## Start Raw data

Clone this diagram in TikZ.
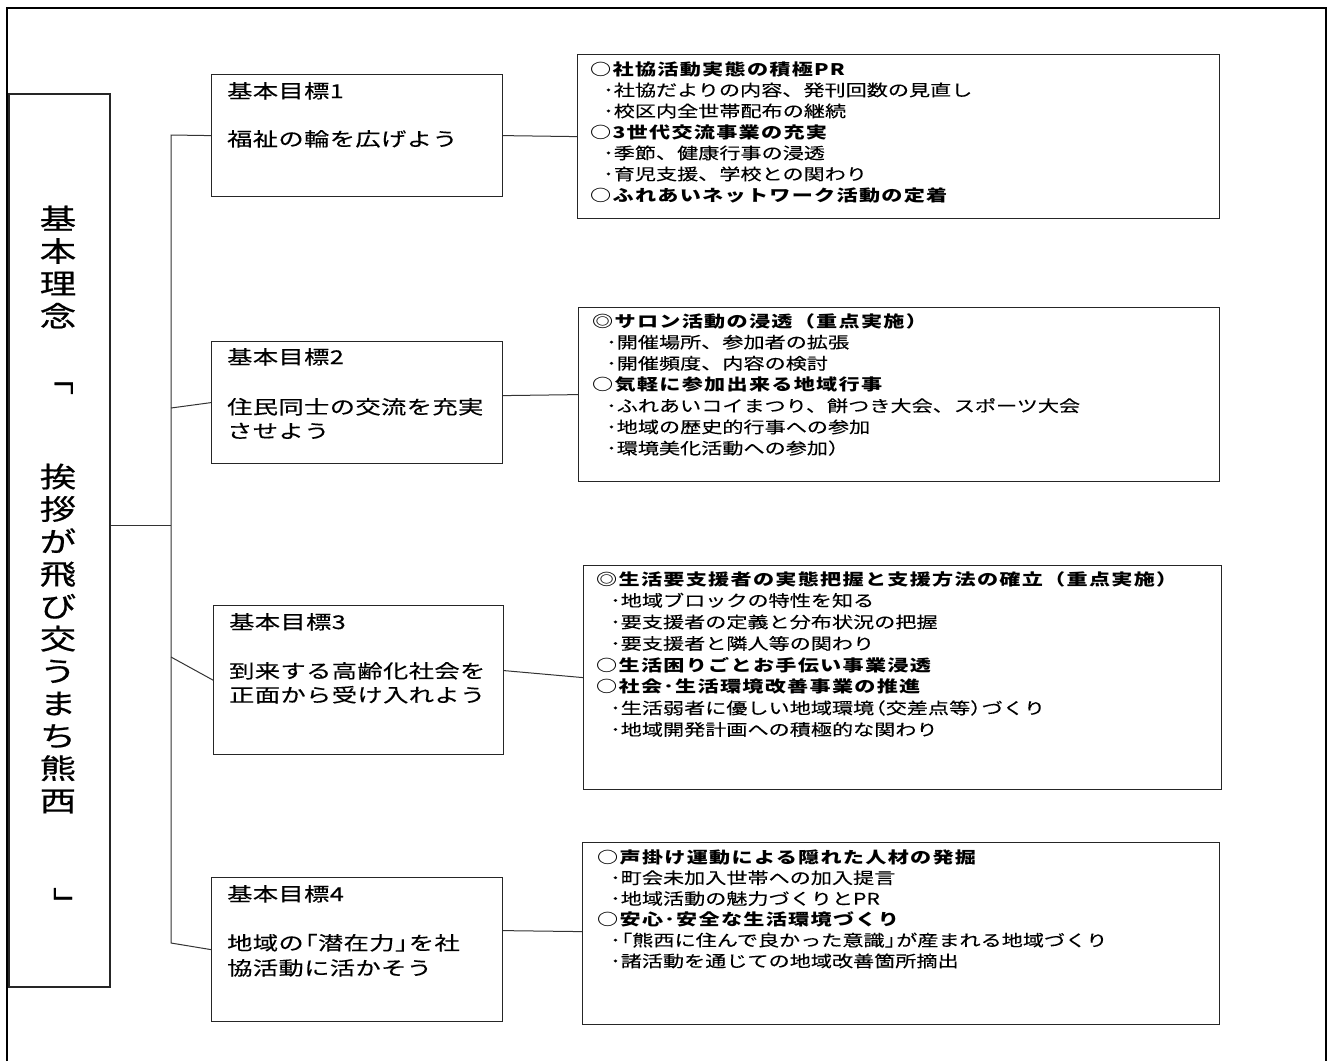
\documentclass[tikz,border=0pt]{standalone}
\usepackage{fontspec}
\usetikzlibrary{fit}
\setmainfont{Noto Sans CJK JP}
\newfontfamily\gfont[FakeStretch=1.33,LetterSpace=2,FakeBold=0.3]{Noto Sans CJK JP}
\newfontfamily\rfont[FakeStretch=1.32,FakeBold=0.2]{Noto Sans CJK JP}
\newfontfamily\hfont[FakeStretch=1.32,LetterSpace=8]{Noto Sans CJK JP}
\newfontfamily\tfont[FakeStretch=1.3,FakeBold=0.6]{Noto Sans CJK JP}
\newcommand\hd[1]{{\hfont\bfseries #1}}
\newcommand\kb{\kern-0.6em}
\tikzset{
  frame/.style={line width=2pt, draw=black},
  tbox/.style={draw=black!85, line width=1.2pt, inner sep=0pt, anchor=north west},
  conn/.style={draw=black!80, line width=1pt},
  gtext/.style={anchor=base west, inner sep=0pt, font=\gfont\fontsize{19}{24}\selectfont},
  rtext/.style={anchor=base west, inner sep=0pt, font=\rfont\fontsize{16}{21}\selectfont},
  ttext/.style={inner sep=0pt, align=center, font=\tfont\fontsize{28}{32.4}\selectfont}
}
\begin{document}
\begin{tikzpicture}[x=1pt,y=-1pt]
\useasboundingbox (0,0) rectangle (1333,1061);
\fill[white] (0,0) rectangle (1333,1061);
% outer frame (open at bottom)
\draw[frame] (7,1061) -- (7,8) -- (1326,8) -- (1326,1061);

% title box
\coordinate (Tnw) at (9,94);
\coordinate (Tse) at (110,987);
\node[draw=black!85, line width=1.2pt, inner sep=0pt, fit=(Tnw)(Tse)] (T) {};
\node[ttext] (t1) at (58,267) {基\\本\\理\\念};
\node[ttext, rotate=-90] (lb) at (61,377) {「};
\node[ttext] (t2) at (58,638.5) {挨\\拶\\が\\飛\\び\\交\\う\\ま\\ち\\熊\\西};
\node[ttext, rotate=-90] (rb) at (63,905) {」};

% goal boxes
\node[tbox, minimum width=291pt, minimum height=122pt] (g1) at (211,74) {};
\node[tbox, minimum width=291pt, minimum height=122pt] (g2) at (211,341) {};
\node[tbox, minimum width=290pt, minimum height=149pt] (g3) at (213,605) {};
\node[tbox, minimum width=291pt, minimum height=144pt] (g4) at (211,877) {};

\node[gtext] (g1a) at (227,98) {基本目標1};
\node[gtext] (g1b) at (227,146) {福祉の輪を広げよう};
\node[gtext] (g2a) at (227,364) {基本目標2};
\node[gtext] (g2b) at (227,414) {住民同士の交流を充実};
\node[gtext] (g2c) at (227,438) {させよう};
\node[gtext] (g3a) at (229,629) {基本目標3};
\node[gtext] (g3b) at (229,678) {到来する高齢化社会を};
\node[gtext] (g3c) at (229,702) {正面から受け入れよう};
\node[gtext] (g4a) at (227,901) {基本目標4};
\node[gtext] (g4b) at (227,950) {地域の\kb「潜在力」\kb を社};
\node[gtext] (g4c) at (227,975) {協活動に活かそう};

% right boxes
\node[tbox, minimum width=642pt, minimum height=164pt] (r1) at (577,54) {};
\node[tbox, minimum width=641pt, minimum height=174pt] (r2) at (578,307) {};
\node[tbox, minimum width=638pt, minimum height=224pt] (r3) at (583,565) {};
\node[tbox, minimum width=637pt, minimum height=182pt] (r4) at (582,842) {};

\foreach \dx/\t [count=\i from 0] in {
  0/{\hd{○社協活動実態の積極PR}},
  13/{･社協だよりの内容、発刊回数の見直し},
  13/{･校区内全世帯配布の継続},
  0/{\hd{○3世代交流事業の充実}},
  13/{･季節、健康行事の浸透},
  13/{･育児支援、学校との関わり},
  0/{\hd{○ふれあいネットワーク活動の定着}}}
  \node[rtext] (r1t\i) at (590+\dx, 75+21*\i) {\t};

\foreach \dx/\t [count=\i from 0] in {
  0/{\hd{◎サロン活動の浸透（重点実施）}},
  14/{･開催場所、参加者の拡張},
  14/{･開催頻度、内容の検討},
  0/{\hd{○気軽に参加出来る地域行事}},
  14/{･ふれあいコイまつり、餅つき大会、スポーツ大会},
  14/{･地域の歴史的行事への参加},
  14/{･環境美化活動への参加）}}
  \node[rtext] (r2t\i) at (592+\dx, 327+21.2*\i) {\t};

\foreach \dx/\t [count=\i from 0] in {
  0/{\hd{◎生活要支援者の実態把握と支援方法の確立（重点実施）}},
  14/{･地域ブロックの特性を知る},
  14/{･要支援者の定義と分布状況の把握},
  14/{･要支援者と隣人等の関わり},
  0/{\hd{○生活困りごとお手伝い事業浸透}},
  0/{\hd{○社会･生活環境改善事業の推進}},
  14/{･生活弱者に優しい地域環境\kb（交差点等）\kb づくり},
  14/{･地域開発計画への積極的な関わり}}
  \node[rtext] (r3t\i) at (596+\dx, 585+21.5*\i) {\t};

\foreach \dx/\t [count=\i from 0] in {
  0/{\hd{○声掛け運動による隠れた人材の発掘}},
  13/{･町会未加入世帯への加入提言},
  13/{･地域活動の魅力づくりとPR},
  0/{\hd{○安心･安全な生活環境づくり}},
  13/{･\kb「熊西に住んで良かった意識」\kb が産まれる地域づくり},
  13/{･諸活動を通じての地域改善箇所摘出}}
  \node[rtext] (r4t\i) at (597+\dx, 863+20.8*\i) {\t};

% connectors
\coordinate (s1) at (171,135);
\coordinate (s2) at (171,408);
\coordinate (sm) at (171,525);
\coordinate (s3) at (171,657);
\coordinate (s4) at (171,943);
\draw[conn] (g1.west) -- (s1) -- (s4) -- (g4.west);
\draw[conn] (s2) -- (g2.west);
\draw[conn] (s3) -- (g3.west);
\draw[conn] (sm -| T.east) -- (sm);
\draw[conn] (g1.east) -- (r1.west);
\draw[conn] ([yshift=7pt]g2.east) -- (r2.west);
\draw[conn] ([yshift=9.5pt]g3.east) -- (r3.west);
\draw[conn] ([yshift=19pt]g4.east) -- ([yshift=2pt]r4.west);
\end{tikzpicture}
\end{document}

## End Raw data

= Required task =
Restate exactly, please, only the lines between the start of the data and the line containing "width=291pt, minimum height=144pt]", both ends included, skipping the pictures.

= Solution for this exercise =
Clone this diagram in TikZ.
\documentclass[tikz,border=0pt]{standalone}
\usepackage{fontspec}
\usetikzlibrary{fit}
\setmainfont{Noto Sans CJK JP}
\newfontfamily\gfont[FakeStretch=1.33,LetterSpace=2,FakeBold=0.3]{Noto Sans CJK JP}
\newfontfamily\rfont[FakeStretch=1.32,FakeBold=0.2]{Noto Sans CJK JP}
\newfontfamily\hfont[FakeStretch=1.32,LetterSpace=8]{Noto Sans CJK JP}
\newfontfamily\tfont[FakeStretch=1.3,FakeBold=0.6]{Noto Sans CJK JP}
\newcommand\hd[1]{{\hfont\bfseries #1}}
\newcommand\kb{\kern-0.6em}
\tikzset{
  frame/.style={line width=2pt, draw=black},
  tbox/.style={draw=black!85, line width=1.2pt, inner sep=0pt, anchor=north west},
  conn/.style={draw=black!80, line width=1pt},
  gtext/.style={anchor=base west, inner sep=0pt, font=\gfont\fontsize{19}{24}\selectfont},
  rtext/.style={anchor=base west, inner sep=0pt, font=\rfont\fontsize{16}{21}\selectfont},
  ttext/.style={inner sep=0pt, align=center, font=\tfont\fontsize{28}{32.4}\selectfont}
}
\begin{document}
\begin{tikzpicture}[x=1pt,y=-1pt]
\useasboundingbox (0,0) rectangle (1333,1061);
\fill[white] (0,0) rectangle (1333,1061);
% outer frame (open at bottom)
\draw[frame] (7,1061) -- (7,8) -- (1326,8) -- (1326,1061);

% title box
\coordinate (Tnw) at (9,94);
\coordinate (Tse) at (110,987);
\node[draw=black!85, line width=1.2pt, inner sep=0pt, fit=(Tnw)(Tse)] (T) {};
\node[ttext] (t1) at (58,267) {基\\本\\理\\念};
\node[ttext, rotate=-90] (lb) at (61,377) {「};
\node[ttext] (t2) at (58,638.5) {挨\\拶\\が\\飛\\び\\交\\う\\ま\\ち\\熊\\西};
\node[ttext, rotate=-90] (rb) at (63,905) {」};

% goal boxes
\node[tbox, minimum width=291pt, minimum height=122pt] (g1) at (211,74) {};
\node[tbox, minimum width=291pt, minimum height=122pt] (g2) at (211,341) {};
\node[tbox, minimum width=290pt, minimum height=149pt] (g3) at (213,605) {};
\node[tbox, minimum width=291pt, minimum height=144pt] (g4) at (211,877) {};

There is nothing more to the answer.